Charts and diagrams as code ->
════════════════
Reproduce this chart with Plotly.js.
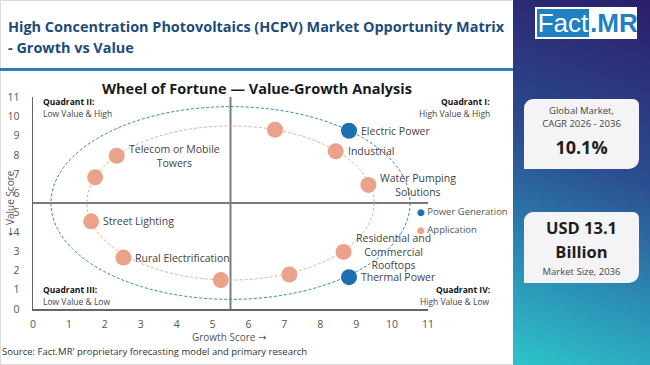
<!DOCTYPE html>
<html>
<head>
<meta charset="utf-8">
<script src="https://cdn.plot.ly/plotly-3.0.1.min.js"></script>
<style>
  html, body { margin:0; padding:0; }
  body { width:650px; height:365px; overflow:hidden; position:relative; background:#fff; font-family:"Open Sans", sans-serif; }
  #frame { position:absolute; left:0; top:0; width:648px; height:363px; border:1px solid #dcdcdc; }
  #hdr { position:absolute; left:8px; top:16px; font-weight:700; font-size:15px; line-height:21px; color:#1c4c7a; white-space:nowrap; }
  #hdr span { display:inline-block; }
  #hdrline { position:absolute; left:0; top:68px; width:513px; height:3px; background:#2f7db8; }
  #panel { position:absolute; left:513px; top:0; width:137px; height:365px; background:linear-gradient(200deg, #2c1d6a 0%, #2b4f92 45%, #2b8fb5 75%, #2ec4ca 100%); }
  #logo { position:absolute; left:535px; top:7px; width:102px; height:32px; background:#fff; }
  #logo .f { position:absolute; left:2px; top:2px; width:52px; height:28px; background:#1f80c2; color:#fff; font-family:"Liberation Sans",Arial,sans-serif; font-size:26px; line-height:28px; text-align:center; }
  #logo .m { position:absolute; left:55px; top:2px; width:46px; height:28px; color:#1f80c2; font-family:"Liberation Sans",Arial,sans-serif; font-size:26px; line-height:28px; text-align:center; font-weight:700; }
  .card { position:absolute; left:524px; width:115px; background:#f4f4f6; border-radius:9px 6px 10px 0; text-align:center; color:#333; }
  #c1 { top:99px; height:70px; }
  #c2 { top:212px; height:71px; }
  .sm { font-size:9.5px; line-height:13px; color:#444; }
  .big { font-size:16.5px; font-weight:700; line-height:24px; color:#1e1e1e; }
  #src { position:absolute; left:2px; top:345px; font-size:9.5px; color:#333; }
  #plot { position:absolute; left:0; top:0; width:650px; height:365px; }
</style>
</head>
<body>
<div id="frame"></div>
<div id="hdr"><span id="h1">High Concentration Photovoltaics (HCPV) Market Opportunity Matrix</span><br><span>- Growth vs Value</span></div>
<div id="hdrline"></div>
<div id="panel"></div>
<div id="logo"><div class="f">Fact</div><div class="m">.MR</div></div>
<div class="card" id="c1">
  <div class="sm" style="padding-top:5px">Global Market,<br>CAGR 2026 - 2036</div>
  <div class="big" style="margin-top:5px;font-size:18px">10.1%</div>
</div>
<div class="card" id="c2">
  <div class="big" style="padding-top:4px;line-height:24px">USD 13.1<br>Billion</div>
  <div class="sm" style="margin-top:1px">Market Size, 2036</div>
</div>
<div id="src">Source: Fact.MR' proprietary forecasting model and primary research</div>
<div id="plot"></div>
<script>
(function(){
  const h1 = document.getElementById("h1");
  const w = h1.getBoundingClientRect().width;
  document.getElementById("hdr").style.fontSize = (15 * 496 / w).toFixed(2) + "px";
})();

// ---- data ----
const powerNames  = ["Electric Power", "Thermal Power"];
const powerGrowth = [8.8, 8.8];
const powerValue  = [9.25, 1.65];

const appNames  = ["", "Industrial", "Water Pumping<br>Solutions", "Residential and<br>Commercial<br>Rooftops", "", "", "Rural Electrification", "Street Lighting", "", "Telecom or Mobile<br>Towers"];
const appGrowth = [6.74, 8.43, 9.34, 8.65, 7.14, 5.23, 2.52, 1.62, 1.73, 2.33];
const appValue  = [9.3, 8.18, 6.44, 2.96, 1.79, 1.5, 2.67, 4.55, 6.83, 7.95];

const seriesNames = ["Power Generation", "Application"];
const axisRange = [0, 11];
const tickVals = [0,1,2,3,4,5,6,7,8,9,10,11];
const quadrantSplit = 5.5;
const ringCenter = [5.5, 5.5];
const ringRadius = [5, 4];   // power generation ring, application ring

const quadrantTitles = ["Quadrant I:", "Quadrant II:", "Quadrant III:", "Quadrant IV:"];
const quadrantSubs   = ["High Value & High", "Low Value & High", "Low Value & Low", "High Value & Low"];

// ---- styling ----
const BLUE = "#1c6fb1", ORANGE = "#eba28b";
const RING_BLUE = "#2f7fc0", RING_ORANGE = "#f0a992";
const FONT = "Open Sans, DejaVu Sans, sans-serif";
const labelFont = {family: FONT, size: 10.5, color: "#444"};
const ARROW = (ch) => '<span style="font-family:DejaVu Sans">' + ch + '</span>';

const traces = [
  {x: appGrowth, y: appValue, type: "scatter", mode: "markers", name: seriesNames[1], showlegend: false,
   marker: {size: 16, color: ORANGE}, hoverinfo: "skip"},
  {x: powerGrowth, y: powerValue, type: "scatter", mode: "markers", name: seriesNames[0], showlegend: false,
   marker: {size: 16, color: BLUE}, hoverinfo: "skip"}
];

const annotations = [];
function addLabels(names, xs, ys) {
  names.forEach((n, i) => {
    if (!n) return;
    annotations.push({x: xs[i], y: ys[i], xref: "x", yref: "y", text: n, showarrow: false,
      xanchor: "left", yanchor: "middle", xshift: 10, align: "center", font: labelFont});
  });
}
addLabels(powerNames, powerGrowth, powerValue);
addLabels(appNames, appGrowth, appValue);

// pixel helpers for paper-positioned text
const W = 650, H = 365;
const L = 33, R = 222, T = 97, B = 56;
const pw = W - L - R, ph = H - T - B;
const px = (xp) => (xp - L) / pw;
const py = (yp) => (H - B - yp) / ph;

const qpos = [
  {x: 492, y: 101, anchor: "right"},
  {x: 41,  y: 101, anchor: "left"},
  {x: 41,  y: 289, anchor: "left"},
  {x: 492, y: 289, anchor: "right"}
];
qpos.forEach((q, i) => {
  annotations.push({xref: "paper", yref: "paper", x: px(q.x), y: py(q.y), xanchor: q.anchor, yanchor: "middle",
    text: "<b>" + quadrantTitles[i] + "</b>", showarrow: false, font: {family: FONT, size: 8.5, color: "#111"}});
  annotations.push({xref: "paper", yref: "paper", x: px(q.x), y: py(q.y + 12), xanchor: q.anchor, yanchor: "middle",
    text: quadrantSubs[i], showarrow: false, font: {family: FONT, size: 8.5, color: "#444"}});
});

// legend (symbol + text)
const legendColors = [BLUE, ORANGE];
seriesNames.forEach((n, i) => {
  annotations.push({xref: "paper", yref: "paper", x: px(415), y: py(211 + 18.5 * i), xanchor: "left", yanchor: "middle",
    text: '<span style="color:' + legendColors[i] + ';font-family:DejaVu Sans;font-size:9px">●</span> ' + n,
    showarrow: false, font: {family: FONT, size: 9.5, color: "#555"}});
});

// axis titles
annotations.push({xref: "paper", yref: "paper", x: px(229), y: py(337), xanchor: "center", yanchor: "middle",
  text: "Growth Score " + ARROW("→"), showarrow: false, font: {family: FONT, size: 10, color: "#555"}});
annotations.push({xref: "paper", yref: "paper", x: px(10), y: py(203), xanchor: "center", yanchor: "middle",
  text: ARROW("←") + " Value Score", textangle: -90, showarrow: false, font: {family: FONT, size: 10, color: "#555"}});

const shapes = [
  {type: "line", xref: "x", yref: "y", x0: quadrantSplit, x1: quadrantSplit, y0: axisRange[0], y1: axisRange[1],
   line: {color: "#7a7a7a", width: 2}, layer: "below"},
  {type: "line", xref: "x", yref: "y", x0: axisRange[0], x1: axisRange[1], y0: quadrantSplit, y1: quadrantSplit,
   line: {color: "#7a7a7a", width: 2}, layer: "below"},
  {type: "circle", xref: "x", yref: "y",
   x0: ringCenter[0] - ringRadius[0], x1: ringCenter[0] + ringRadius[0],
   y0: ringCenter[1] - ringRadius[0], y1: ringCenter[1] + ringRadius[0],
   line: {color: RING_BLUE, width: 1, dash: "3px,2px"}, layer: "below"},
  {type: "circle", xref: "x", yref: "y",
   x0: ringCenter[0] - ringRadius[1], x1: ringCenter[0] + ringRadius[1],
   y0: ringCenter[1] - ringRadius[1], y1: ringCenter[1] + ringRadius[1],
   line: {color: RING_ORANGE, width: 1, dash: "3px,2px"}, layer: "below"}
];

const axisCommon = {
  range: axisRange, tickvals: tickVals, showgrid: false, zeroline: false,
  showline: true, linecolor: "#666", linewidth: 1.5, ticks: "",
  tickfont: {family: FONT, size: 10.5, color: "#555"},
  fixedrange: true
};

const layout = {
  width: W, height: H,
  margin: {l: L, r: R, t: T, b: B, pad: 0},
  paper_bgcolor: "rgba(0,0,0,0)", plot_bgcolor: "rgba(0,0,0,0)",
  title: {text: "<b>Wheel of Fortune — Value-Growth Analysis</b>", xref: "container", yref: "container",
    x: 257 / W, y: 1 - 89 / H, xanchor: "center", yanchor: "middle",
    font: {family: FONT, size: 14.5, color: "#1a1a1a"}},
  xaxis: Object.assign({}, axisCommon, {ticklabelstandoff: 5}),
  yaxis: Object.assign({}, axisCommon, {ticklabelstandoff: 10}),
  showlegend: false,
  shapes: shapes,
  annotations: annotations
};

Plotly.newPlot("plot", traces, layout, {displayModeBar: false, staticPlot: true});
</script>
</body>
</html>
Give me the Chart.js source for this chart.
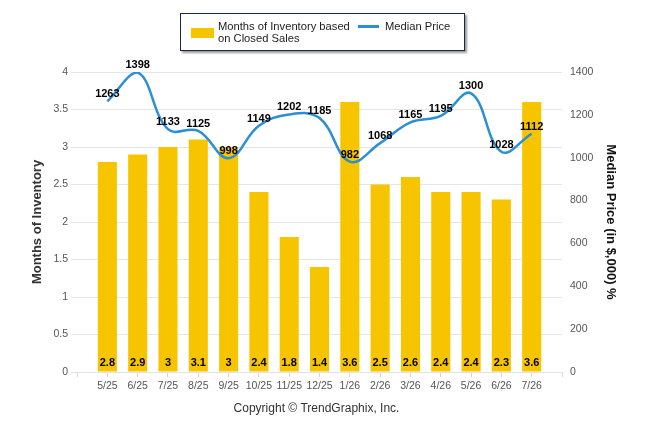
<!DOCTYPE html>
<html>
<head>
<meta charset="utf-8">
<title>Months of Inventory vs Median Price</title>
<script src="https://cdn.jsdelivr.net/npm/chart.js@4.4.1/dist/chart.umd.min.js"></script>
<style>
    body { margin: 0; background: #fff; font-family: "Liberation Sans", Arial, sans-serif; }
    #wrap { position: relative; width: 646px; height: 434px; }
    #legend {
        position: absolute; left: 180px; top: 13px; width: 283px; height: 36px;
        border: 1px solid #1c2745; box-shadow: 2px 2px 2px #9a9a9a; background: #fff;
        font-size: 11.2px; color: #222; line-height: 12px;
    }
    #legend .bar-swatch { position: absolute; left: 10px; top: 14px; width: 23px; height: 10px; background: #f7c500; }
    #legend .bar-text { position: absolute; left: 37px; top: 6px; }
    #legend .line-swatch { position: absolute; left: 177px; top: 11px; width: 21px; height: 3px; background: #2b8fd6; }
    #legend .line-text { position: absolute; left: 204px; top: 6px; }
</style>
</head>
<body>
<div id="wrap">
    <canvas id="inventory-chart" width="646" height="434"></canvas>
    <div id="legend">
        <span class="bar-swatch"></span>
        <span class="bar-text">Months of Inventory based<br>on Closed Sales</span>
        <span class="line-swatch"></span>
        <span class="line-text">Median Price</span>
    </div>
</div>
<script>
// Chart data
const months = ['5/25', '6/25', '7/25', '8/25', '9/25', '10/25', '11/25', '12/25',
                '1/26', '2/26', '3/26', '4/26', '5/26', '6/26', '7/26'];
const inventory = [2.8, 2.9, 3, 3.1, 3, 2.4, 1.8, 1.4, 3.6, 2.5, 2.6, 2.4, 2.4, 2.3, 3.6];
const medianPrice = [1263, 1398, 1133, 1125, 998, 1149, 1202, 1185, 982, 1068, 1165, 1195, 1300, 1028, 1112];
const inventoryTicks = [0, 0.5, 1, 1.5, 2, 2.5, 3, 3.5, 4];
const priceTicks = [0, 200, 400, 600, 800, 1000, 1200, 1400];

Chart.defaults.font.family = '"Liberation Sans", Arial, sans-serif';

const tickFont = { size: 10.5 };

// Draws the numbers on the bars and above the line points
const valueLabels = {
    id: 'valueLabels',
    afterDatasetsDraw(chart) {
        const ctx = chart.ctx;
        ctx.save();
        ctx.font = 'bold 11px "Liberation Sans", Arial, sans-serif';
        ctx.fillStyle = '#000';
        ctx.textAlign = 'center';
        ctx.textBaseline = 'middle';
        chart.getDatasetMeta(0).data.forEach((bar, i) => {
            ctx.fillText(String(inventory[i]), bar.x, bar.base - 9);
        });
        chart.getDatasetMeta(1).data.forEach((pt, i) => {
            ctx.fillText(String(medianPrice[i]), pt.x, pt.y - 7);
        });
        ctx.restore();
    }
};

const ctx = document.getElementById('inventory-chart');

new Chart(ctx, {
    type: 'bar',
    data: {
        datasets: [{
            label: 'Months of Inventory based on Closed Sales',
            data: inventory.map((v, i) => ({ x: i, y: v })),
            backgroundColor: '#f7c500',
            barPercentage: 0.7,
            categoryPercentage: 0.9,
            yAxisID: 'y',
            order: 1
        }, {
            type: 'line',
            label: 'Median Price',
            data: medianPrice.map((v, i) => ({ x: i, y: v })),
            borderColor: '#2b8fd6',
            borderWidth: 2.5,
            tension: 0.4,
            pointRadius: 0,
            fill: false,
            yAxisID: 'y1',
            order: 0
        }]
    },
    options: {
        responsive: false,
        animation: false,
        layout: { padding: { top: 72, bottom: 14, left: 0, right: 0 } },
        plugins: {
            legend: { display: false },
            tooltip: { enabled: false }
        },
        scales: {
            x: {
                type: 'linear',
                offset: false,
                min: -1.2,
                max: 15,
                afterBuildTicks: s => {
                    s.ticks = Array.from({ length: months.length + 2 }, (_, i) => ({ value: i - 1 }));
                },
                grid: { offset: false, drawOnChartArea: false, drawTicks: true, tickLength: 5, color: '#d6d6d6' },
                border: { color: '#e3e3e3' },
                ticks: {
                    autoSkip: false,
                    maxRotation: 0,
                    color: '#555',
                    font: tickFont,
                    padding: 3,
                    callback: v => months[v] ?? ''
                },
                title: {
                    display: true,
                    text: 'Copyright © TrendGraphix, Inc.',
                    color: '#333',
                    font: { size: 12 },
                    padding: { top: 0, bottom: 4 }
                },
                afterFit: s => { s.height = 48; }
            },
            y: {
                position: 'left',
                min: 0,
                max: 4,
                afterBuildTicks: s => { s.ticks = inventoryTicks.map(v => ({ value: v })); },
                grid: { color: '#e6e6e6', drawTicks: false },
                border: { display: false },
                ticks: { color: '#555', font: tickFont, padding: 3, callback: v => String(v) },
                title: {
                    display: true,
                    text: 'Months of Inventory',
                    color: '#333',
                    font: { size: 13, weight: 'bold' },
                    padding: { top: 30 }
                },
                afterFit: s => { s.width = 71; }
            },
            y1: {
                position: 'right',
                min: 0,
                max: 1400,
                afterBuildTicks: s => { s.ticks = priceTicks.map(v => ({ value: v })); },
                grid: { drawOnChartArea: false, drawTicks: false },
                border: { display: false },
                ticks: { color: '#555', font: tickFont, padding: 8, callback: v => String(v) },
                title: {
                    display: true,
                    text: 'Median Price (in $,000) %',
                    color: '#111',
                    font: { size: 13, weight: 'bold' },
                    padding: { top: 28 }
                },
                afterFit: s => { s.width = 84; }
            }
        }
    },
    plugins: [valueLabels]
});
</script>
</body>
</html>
════════════════
WORK TO DO -> Copy exactly the stretch of lines from the one containing "Give me the Chart.js source for this chart." through the one containing "const priceTicks = [0, 200, 400, 600, 800, 1000, 1200, 1400];", both included. Leave out any pictures.

OUTPUT BELOW ->
Give me the Chart.js source for this chart.
<!DOCTYPE html>
<html>
<head>
<meta charset="utf-8">
<title>Months of Inventory vs Median Price</title>
<script src="https://cdn.jsdelivr.net/npm/chart.js@4.4.1/dist/chart.umd.min.js"></script>
<style>
    body { margin: 0; background: #fff; font-family: "Liberation Sans", Arial, sans-serif; }
    #wrap { position: relative; width: 646px; height: 434px; }
    #legend {
        position: absolute; left: 180px; top: 13px; width: 283px; height: 36px;
        border: 1px solid #1c2745; box-shadow: 2px 2px 2px #9a9a9a; background: #fff;
        font-size: 11.2px; color: #222; line-height: 12px;
    }
    #legend .bar-swatch { position: absolute; left: 10px; top: 14px; width: 23px; height: 10px; background: #f7c500; }
    #legend .bar-text { position: absolute; left: 37px; top: 6px; }
    #legend .line-swatch { position: absolute; left: 177px; top: 11px; width: 21px; height: 3px; background: #2b8fd6; }
    #legend .line-text { position: absolute; left: 204px; top: 6px; }
</style>
</head>
<body>
<div id="wrap">
    <canvas id="inventory-chart" width="646" height="434"></canvas>
    <div id="legend">
        <span class="bar-swatch"></span>
        <span class="bar-text">Months of Inventory based<br>on Closed Sales</span>
        <span class="line-swatch"></span>
        <span class="line-text">Median Price</span>
    </div>
</div>
<script>
// Chart data
const months = ['5/25', '6/25', '7/25', '8/25', '9/25', '10/25', '11/25', '12/25',
                '1/26', '2/26', '3/26', '4/26', '5/26', '6/26', '7/26'];
const inventory = [2.8, 2.9, 3, 3.1, 3, 2.4, 1.8, 1.4, 3.6, 2.5, 2.6, 2.4, 2.4, 2.3, 3.6];
const medianPrice = [1263, 1398, 1133, 1125, 998, 1149, 1202, 1185, 982, 1068, 1165, 1195, 1300, 1028, 1112];
const inventoryTicks = [0, 0.5, 1, 1.5, 2, 2.5, 3, 3.5, 4];
const priceTicks = [0, 200, 400, 600, 800, 1000, 1200, 1400];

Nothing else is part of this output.